**STATED TASK**
Quote every line as written. Omit pictures.
--- Start of RECORDED DATA ---
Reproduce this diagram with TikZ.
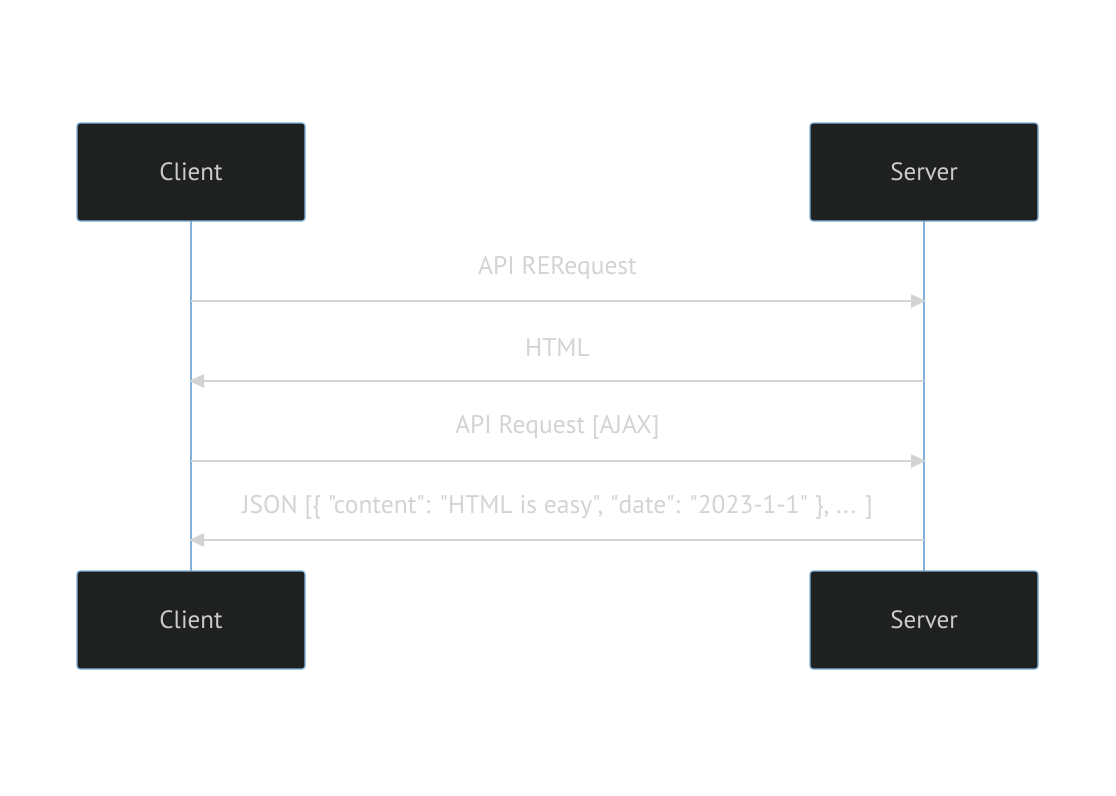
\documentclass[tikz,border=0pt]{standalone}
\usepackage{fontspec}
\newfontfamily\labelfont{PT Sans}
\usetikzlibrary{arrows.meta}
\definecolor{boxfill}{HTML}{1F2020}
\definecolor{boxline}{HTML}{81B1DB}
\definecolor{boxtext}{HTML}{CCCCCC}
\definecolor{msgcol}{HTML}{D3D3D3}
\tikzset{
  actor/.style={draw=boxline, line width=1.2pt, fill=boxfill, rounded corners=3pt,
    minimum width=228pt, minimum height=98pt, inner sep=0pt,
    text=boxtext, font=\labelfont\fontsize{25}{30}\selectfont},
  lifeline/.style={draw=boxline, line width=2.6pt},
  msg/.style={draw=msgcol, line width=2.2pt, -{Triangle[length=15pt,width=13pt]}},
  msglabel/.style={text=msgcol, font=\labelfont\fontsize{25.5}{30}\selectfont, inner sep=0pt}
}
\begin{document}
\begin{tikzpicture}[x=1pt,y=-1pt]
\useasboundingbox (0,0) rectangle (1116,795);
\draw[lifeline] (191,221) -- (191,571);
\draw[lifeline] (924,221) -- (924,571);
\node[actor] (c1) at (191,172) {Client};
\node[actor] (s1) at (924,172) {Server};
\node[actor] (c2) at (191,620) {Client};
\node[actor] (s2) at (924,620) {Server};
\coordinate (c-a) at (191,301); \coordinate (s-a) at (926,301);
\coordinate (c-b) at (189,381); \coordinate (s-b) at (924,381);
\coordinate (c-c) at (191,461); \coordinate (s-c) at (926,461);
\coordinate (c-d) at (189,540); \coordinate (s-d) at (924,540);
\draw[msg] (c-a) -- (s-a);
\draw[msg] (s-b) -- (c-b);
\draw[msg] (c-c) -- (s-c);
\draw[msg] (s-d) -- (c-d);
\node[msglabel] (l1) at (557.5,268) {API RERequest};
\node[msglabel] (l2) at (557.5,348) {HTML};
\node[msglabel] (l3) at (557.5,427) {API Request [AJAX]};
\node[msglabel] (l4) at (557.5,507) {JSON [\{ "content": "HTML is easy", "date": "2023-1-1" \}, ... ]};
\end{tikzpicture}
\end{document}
--- End of RECORDED DATA ---
**SOLVED EXERCISE**
Reproduce this diagram with TikZ.
\documentclass[tikz,border=0pt]{standalone}
\usepackage{fontspec}
\newfontfamily\labelfont{PT Sans}
\usetikzlibrary{arrows.meta}
\definecolor{boxfill}{HTML}{1F2020}
\definecolor{boxline}{HTML}{81B1DB}
\definecolor{boxtext}{HTML}{CCCCCC}
\definecolor{msgcol}{HTML}{D3D3D3}
\tikzset{
  actor/.style={draw=boxline, line width=1.2pt, fill=boxfill, rounded corners=3pt,
    minimum width=228pt, minimum height=98pt, inner sep=0pt,
    text=boxtext, font=\labelfont\fontsize{25}{30}\selectfont},
  lifeline/.style={draw=boxline, line width=2.6pt},
  msg/.style={draw=msgcol, line width=2.2pt, -{Triangle[length=15pt,width=13pt]}},
  msglabel/.style={text=msgcol, font=\labelfont\fontsize{25.5}{30}\selectfont, inner sep=0pt}
}
\begin{document}
\begin{tikzpicture}[x=1pt,y=-1pt]
\useasboundingbox (0,0) rectangle (1116,795);
\draw[lifeline] (191,221) -- (191,571);
\draw[lifeline] (924,221) -- (924,571);
\node[actor] (c1) at (191,172) {Client};
\node[actor] (s1) at (924,172) {Server};
\node[actor] (c2) at (191,620) {Client};
\node[actor] (s2) at (924,620) {Server};
\coordinate (c-a) at (191,301); \coordinate (s-a) at (926,301);
\coordinate (c-b) at (189,381); \coordinate (s-b) at (924,381);
\coordinate (c-c) at (191,461); \coordinate (s-c) at (926,461);
\coordinate (c-d) at (189,540); \coordinate (s-d) at (924,540);
\draw[msg] (c-a) -- (s-a);
\draw[msg] (s-b) -- (c-b);
\draw[msg] (c-c) -- (s-c);
\draw[msg] (s-d) -- (c-d);
\node[msglabel] (l1) at (557.5,268) {API RERequest};
\node[msglabel] (l2) at (557.5,348) {HTML};
\node[msglabel] (l3) at (557.5,427) {API Request [AJAX]};
\node[msglabel] (l4) at (557.5,507) {JSON [\{ "content": "HTML is easy", "date": "2023-1-1" \}, ... ]};
\end{tikzpicture}
\end{document}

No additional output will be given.